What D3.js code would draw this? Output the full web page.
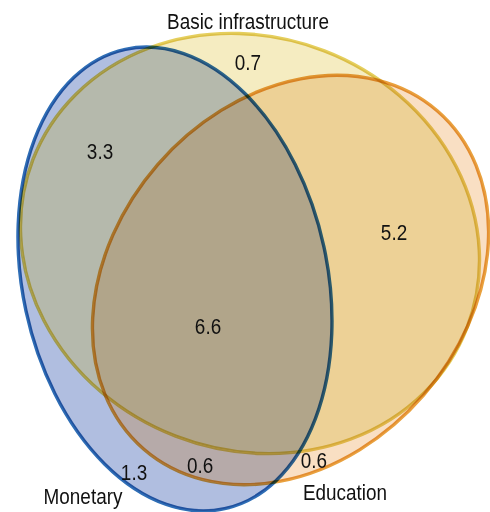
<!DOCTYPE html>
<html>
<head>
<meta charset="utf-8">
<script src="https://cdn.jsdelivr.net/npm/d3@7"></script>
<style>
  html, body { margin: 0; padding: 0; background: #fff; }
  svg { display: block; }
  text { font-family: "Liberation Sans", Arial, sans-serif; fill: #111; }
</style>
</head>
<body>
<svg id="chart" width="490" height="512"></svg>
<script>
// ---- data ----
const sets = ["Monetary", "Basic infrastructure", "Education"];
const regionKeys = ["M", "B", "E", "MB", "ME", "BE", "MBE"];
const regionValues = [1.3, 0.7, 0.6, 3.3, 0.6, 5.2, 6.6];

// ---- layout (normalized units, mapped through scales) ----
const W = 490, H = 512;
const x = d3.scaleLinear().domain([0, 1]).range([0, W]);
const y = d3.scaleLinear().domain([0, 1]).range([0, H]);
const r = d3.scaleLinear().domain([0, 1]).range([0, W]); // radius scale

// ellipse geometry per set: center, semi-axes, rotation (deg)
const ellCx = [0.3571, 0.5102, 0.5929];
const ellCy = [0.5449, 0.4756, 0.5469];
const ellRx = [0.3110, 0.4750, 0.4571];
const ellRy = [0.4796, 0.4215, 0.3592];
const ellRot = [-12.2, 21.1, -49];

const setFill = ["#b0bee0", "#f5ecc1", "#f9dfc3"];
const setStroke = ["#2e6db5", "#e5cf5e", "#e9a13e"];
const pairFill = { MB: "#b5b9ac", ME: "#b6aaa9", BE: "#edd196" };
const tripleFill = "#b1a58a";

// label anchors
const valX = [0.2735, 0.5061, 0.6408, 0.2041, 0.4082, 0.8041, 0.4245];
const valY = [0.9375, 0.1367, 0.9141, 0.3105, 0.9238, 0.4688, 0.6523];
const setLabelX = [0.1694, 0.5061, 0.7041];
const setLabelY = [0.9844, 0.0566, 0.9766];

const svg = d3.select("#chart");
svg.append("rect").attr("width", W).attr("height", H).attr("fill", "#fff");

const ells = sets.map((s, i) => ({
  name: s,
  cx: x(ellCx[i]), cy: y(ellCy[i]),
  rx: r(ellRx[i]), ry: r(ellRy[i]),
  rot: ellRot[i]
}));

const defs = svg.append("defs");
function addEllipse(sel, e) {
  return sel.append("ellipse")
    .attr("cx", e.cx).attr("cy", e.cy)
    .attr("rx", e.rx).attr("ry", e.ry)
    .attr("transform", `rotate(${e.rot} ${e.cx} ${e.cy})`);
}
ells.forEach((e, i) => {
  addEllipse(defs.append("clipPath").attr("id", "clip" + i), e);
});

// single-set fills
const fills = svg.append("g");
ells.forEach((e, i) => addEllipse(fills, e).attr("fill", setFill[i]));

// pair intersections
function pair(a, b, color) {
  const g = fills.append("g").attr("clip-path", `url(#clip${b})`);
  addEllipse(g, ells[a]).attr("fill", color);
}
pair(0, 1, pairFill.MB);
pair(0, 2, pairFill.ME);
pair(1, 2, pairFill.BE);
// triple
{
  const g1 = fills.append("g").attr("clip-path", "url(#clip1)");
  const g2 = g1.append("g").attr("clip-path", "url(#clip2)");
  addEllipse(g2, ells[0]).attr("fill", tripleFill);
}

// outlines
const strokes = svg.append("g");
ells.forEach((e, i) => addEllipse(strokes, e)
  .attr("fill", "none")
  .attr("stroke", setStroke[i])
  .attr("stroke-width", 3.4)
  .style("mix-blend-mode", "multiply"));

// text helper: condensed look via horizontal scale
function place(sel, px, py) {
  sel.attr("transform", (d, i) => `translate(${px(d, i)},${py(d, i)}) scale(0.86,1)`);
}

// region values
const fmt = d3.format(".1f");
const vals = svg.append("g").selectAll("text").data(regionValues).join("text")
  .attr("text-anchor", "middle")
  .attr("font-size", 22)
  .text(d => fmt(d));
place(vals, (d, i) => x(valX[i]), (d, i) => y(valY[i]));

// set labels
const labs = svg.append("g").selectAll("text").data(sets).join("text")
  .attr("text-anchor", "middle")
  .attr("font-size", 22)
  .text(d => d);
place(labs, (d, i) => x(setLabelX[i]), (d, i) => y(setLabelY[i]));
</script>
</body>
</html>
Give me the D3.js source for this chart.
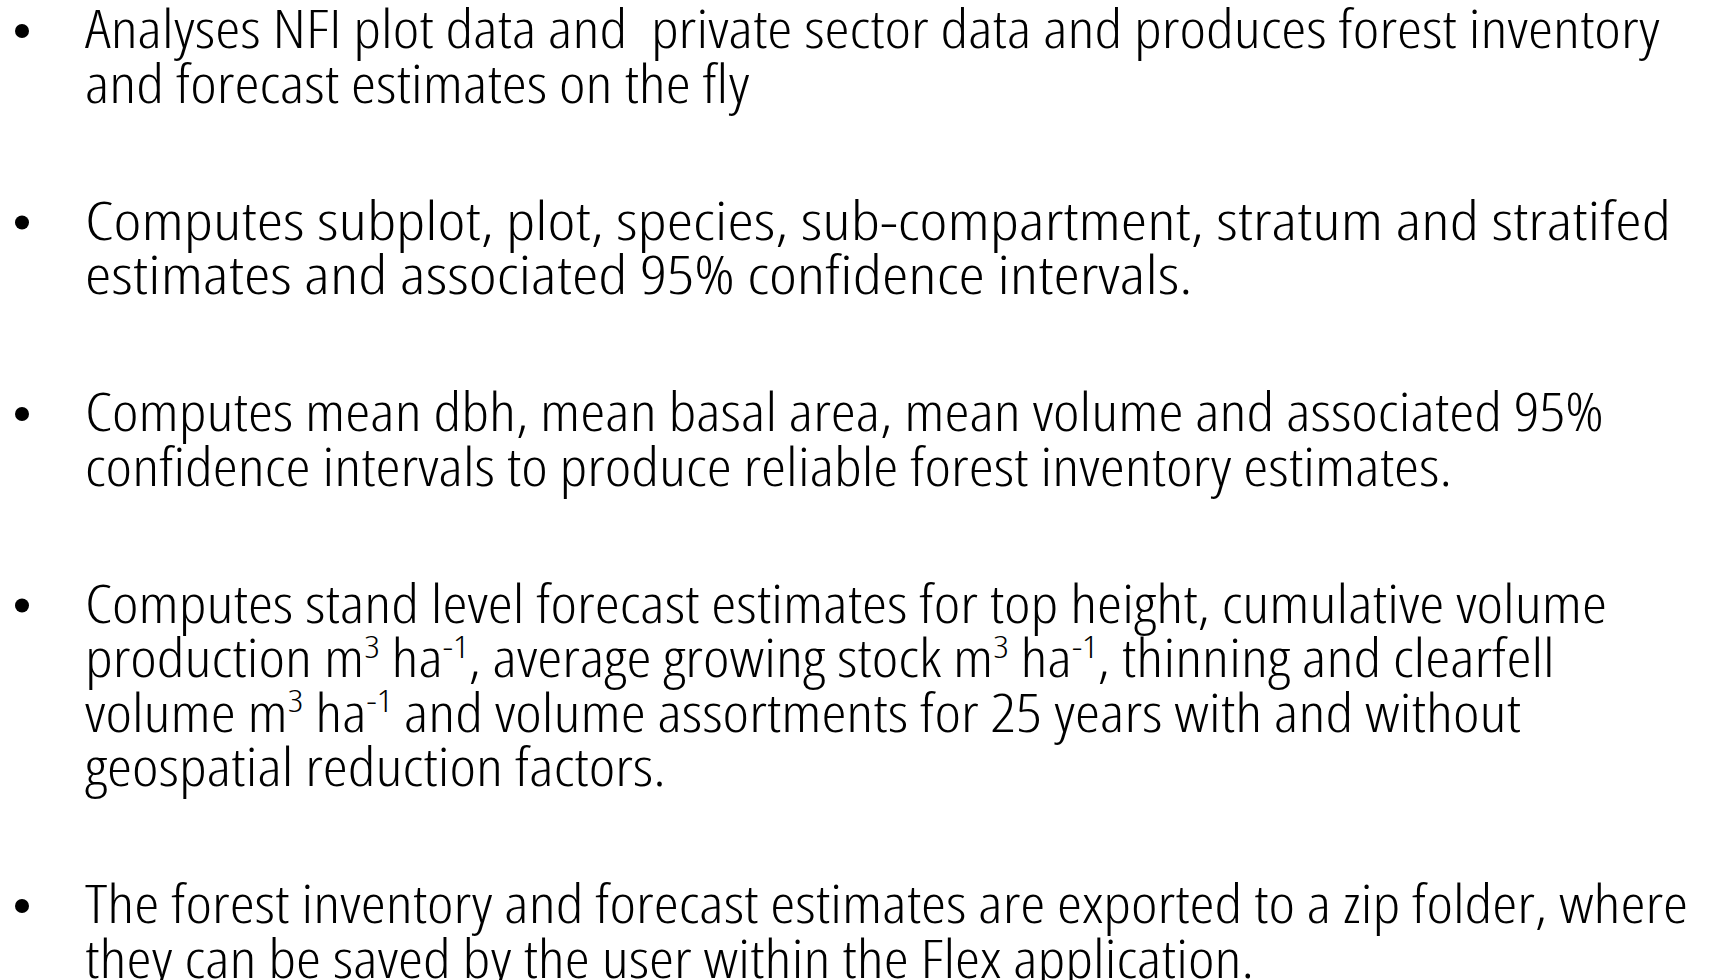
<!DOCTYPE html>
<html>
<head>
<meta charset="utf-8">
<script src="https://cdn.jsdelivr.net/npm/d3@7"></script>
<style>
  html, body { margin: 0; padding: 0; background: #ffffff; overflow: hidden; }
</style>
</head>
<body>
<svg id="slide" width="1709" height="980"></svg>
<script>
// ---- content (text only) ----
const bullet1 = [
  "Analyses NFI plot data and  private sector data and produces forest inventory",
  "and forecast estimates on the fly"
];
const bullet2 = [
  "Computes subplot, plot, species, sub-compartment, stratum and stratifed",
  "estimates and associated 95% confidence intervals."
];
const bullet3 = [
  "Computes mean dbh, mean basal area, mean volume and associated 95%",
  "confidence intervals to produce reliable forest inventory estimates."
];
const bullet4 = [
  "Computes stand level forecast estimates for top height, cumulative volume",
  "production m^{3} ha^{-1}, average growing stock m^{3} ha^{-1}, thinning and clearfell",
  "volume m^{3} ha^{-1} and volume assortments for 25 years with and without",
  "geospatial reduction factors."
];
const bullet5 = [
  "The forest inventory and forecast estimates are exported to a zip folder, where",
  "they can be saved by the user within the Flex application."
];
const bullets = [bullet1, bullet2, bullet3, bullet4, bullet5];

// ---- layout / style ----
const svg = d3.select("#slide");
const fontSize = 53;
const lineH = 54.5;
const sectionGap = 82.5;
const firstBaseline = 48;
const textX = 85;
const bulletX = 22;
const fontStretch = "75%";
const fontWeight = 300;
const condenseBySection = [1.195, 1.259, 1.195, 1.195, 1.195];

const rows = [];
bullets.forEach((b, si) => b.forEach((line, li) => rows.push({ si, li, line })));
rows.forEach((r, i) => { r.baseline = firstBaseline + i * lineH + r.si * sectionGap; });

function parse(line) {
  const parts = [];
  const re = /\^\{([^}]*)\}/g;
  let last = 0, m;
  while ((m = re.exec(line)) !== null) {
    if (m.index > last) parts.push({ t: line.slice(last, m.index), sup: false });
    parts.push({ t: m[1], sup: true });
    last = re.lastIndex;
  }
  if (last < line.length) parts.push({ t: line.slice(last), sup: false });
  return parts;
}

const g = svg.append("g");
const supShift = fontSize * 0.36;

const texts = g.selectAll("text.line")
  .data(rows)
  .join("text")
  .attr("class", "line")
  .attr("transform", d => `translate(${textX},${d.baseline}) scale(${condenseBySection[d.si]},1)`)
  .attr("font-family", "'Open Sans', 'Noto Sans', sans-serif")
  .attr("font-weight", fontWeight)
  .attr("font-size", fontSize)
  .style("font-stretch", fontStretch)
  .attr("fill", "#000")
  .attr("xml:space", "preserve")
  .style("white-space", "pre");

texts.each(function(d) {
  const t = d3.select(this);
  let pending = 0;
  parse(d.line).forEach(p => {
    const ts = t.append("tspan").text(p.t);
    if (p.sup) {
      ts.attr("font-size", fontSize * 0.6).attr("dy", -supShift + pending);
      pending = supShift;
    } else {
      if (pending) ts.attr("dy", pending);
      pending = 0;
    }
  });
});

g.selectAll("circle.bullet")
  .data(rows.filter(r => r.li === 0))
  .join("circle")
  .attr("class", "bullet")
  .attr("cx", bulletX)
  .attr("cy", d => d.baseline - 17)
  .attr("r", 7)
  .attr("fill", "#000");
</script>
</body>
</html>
■ ■ ■ ■
> _DIRECTIVE_:
Give again exactly the lines running from the beginning of the material above through the line that contains "const ellRot = [-12.2, 21.1, -49];", and leave out every picture.

> _OUTPUT FOR THIS TASK_:
What D3.js code would draw this? Output the full web page.
<!DOCTYPE html>
<html>
<head>
<meta charset="utf-8">
<script src="https://cdn.jsdelivr.net/npm/d3@7"></script>
<style>
  html, body { margin: 0; padding: 0; background: #fff; }
  svg { display: block; }
  text { font-family: "Liberation Sans", Arial, sans-serif; fill: #111; }
</style>
</head>
<body>
<svg id="chart" width="490" height="512"></svg>
<script>
// ---- data ----
const sets = ["Monetary", "Basic infrastructure", "Education"];
const regionKeys = ["M", "B", "E", "MB", "ME", "BE", "MBE"];
const regionValues = [1.3, 0.7, 0.6, 3.3, 0.6, 5.2, 6.6];

// ---- layout (normalized units, mapped through scales) ----
const W = 490, H = 512;
const x = d3.scaleLinear().domain([0, 1]).range([0, W]);
const y = d3.scaleLinear().domain([0, 1]).range([0, H]);
const r = d3.scaleLinear().domain([0, 1]).range([0, W]); // radius scale

// ellipse geometry per set: center, semi-axes, rotation (deg)
const ellCx = [0.3571, 0.5102, 0.5929];
const ellCy = [0.5449, 0.4756, 0.5469];
const ellRx = [0.3110, 0.4750, 0.4571];
const ellRy = [0.4796, 0.4215, 0.3592];
const ellRot = [-12.2, 21.1, -49];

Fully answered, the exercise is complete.